The story of Passover begins with Joseph, son of our patriarch, Jacob.   Joseph was held in high esteem by the Pharoah after having advised that Egypt should store grain, preventing a widespread famine.

After Joseph and his brothers died, the Pharaoh forgot all that Joseph had done for Egypt, and fearing the increasing numbers of the Israelites, he enslaved the Israelites to prevent them from becoming too powerful.

Pharaoh put heavy taxes on them and recruited the men into forced labor battalions under the supervision of harsh taskmasters.

But the more the Egyptians oppressed them, the more the children multiplied. Finally, when Pharaoh saw that forcing the Hebrews to do hard labor did not succeed in suppressing their growing numbers, he decreed that all their newly born male children be thrown into the Nile River.

Rather than slaughter her newborn son, an Israelite named Yocheved placed him in a basket which she hid amongst the reeds at the edge of the Nile River.

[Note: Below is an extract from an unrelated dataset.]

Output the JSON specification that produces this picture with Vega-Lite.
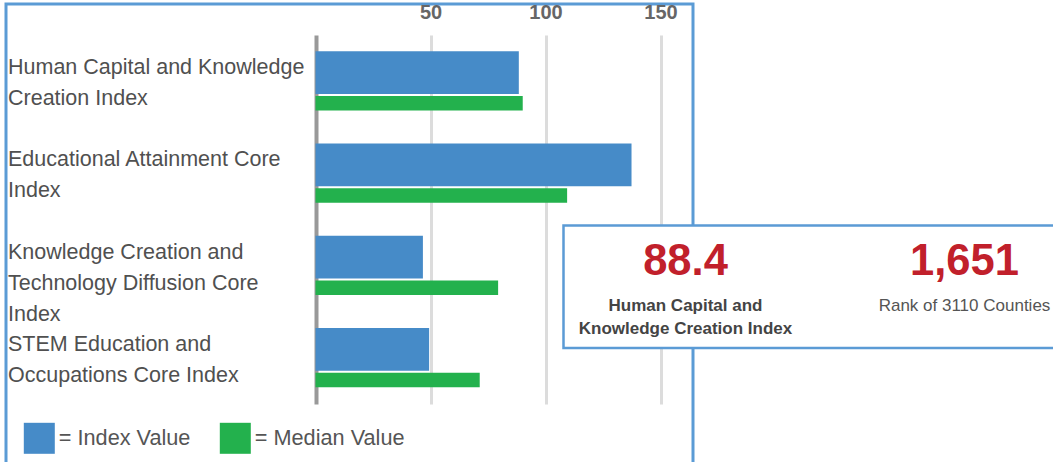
{
  "$schema": "https://vega.github.io/schema/vega-lite/v6.json",
  "background": "white",
  "padding": {"left": 6, "top": 2, "right": 0, "bottom": 0},
  "config": {"font": "Liberation Sans"},
  "datasets": {
    "bars": [
      {"category": "Human Capital and Knowledge Creation Index", "series": "Index Value", "value": 88.4},
      {"category": "Human Capital and Knowledge Creation Index", "series": "Median Value", "value": 90.1},
      {"category": "Educational Attainment Core Index", "series": "Index Value", "value": 137.4},
      {"category": "Educational Attainment Core Index", "series": "Median Value", "value": 109.4},
      {"category": "Knowledge Creation and Technology Diffusion Core Index", "series": "Index Value", "value": 46.7},
      {"category": "Knowledge Creation and Technology Diffusion Core Index", "series": "Median Value", "value": 79.4},
      {"category": "STEM Education and Occupations Core Index", "series": "Index Value", "value": 49.4},
      {"category": "STEM Education and Occupations Core Index", "series": "Median Value", "value": 71.4}
    ],
    "kpi": [
      {"metric": "score", "value": "88.4", "label": "Human Capital and\nKnowledge Creation Index"},
      {"metric": "rank", "value": "1,651", "label": "Rank of 3110 Counties"}
    ]
  },
  "width": 687,
  "height": 460,
  "view": {"stroke": "#5b9bd5", "strokeWidth": 3, "fill": "white"},
  "resolve": {"scale": {"x": "independent", "y": "independent"}},
  "layer": [
    {
      "data": {"name": "bars"},
      "encoding": {
        "y": {
          "field": "category",
          "type": "nominal",
          "sort": ["Human Capital and Knowledge Creation Index", "Educational Attainment Core Index", "Knowledge Creation and Technology Diffusion Core Index", "STEM Education and Occupations Core Index"],
          "scale": {"range": [31, 400], "paddingInner": 0, "paddingOuter": 0},
          "axis": {
            "orient": "left", "title": null, "domain": false, "ticks": false, "tickSize": 0, "grid": false,
            "offset": -1.5, "labelPadding": 0, "labelAlign": "left", "labelBaseline": "top", "labelOffset": -23.9,
            "labelFontSize": 21.5, "labelColor": "#505050", "labelFont": "Liberation Sans", "labelLineHeight": 31,
            "labelLimit": 500, "labelOverlap": false, "labelBound": false, "labelFlush": false,
            "labelExpr": "datum.label == 'Human Capital and Knowledge Creation Index' ? ['Human Capital and Knowledge', 'Creation Index'] : datum.label == 'Educational Attainment Core Index' ? ['Educational Attainment Core', 'Index'] : datum.label == 'Knowledge Creation and Technology Diffusion Core Index' ? ['Knowledge Creation and', 'Technology Diffusion Core', 'Index'] : ['STEM Education and', 'Occupations Core Index']"
          }
        },
        "x": {
          "field": "value",
          "type": "quantitative",
          "scale": {"domain": [0, 150], "range": [309.5, 654.5], "nice": false, "zero": true},
          "axis": {
            "orient": "top", "title": null, "values": [0, 50, 100, 150], "domain": false, "ticks": false, "tickSize": 0,
            "offset": -8.8, "labelPadding": 0, "labelBaseline": "middle", "labelFontSize": 20, "labelFontWeight": "bold",
            "labelColor": "#666666", "labelFont": "Liberation Sans", "labelFlush": false, "labelOverlap": false,
            "labelExpr": "datum.value === 0 ? '' : datum.label",
            "grid": true,
            "gridColor": {"condition": {"test": "datum.value === 0", "value": "#999999"}, "value": "#dcdcdc"},
            "gridWidth": {"condition": {"test": "datum.value === 0", "value": 4}, "value": 3}
          }
        },
        "color": {
          "field": "series",
          "type": "nominal",
          "scale": {"domain": ["Index Value", "Median Value"], "range": ["#468BC8", "#23B14D"]},
          "legend": {
            "orient": "none", "legendX": 17.8, "legendY": 418.8, "direction": "horizontal", "title": null,
            "symbolType": "square", "symbolSize": 961, "symbolStrokeWidth": 0, "symbolOpacity": 1,
            "labelFontSize": 21.7, "labelColor": "#555555", "labelFont": "Liberation Sans", "labelOffset": 4,
            "columnPadding": 29, "padding": 0, "labelExpr": "'= ' + datum.label"
          }
        }
      },
      "layer": [
        {"transform": [{"filter": "datum.series === 'Index Value'"}], "mark": {"type": "bar", "height": 42.7, "yOffset": -8.6}},
        {"transform": [{"filter": "datum.series === 'Median Value'"}], "mark": {"type": "bar", "height": 14.5, "yOffset": 22}}
      ]
    },
    {
      "data": {"name": "kpi"},
      "transform": [{"filter": "datum.metric === 'score'"}],
      "mark": {"type": "rect", "fill": "white", "stroke": "#5b9bd5", "strokeWidth": 2.5},
      "encoding": {
        "x": {"datum": "box", "type": "nominal", "scale": {"type": "band", "range": [557.5, 1115.5], "paddingInner": 0, "paddingOuter": 0}, "axis": null},
        "y": {"datum": "box", "type": "nominal", "scale": {"type": "band", "range": [221.5, 344], "paddingInner": 0, "paddingOuter": 0}, "axis": null}
      }
    },
    {
      "data": {"name": "kpi"},
      "encoding": {
        "x": {"field": "metric", "type": "nominal", "scale": {"type": "point", "domain": ["score", "rank"], "range": [679.5, 958.5], "padding": 0}, "axis": null}
      },
      "layer": [
        {"mark": {"type": "text", "fontSize": 43.5, "fontWeight": "bold", "color": "#C1202B", "baseline": "middle", "dy": 28.25, "font": "Liberation Sans"}, "encoding": {"text": {"field": "value"}}},
        {"transform": [{"filter": "datum.metric === 'score'"}], "mark": {"type": "text", "fontSize": 17, "fontWeight": "bold", "color": "#444444", "baseline": "middle", "lineBreak": "\n", "lineHeight": 23, "dy": 72, "font": "Liberation Sans"}, "encoding": {"text": {"field": "label"}}},
        {"transform": [{"filter": "datum.metric === 'rank'"}], "mark": {"type": "text", "fontSize": 17, "color": "#555555", "baseline": "middle", "dy": 72, "font": "Liberation Sans"}, "encoding": {"text": {"field": "label"}}}
      ]
    }
  ]
}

When Pharaoh's daughter came to bathe in the Nile, she discovered the baby and decided to raise him as her own in the palace.  She named him Moshe (Moses), meaning "drawn from water".  Yocheved bravely asked if the princess needed a nurse for her baby.  The princess did, and thus Yocheved was able to care for her own son and teach him about his Jewish heritage.

One day, Moshe saw an Egyptian taskmaster savagely beating an enslaved Israelite.  Moshe could not control his rage and killed the Eygptian.  Realizing his life would be in danger when news of his deed spread, Moshe fled to the land of Midian and became a sheep herder.

When the children of Israel could no longer endure their terrible suffering at the hands of their cruel overlords, their cries for help coming from the very bottom of their hearts pierced the heavens.

G-d remembered His covenant with Abraham, Isaac and Jacob and decided to deliver their descendants from bondage.

One day while Moshe was tending his flock of sheep, he witnessed a bush that appeared to be on fire, but did not burn up.  From it he heard the Voice of G-d, who instructed him to free His people from the Egyptian Pharaoh.

Moshe returned to the Egyptian palace to deliver G-d's message: "The G-d of Israel said, 'Let My people go, that they may serve me.'" Pharaoh refused, saying that he had never heard of the G-d of the Israelites.

Moshe warned him that G-d would punish both him and his people.

First, the waters of the land of Egypt were to be turned into blood.

Then, frogs covered the entire land.

Third, lice crawled forth from the dust to cover all of Egypt.

The fourth plague consisted of hordes of wild animals roving all over the country destroying everything in their path.

As he had before, Pharaoh promised faithfully to let the Jews go on the condition that they would not go too far. Moshe prayed to G-d and the wild animals disappeared. But as soon as they had gone, Pharaoh withdrew his promise and refused Moshe's demand.

Then G-d sent a fatal pestilence that killed most of the domestic animals of the Egyptians.

In the sixth plague, boils burst forth upon man and beast throughout the land of Egypt.

The seventh plague brought violent hail.

The eighth plague ushered in swarms of locusts, covering the sun and devouring everything green that had escaped the hail and previous plagues.

The ninth plague enveloped Egypt in a thick and impenetrable veil of darkness, which extinguished all lights kindled.

Finally, all firstborn in the land of Egypt began dying, from the firstborn of King Pharaoh unto the firstborn of the cattle, exactly as Moshe had warned.

At last the pride of the stubborn king was broken and he realized that there indeed was a G-d.  Pharaoh called for Moshe and granted the Israelites freedom.

Not trusting the Pharoah, as he had gone back on his word several times before, the Israelites fled in haste with unrisen dough to bake on their backs.

After three days, Pharaoh regretted that he had permitted the Israelites to leave. He mobilized his army in hot pursuit of his former slaves. He reached them near the banks of the Red Sea and pressed them close to the water, in an effort to cut off their escape.

Moshe led the Israelites onwards until they came to the very borders of the Red Sea.  Then G-d spoke to Moshe: "Lift up your rod, stretch out your hand over the sea and divide it; and the children shall go into the midst of the sea on dry ground." Moshe did as G-d ordered and a strong east wind rose and the waters of the Red Sea were divided and gathered into a wall on either side, leaving a dry passage in the midst. The Israelites thus reached the opposite side in safety.

The Egyptians continued their pursuit, but Moshe stretched forth his staff again, and the waters resumed their usual course, closing over the whole army of Pharaoh.

Thus, G-d saved the children of Israel from the Egyptians and Israel saw His great power; they recognized G-d and believed in Him and in His servant Moshe -- the first redeemer of Israel.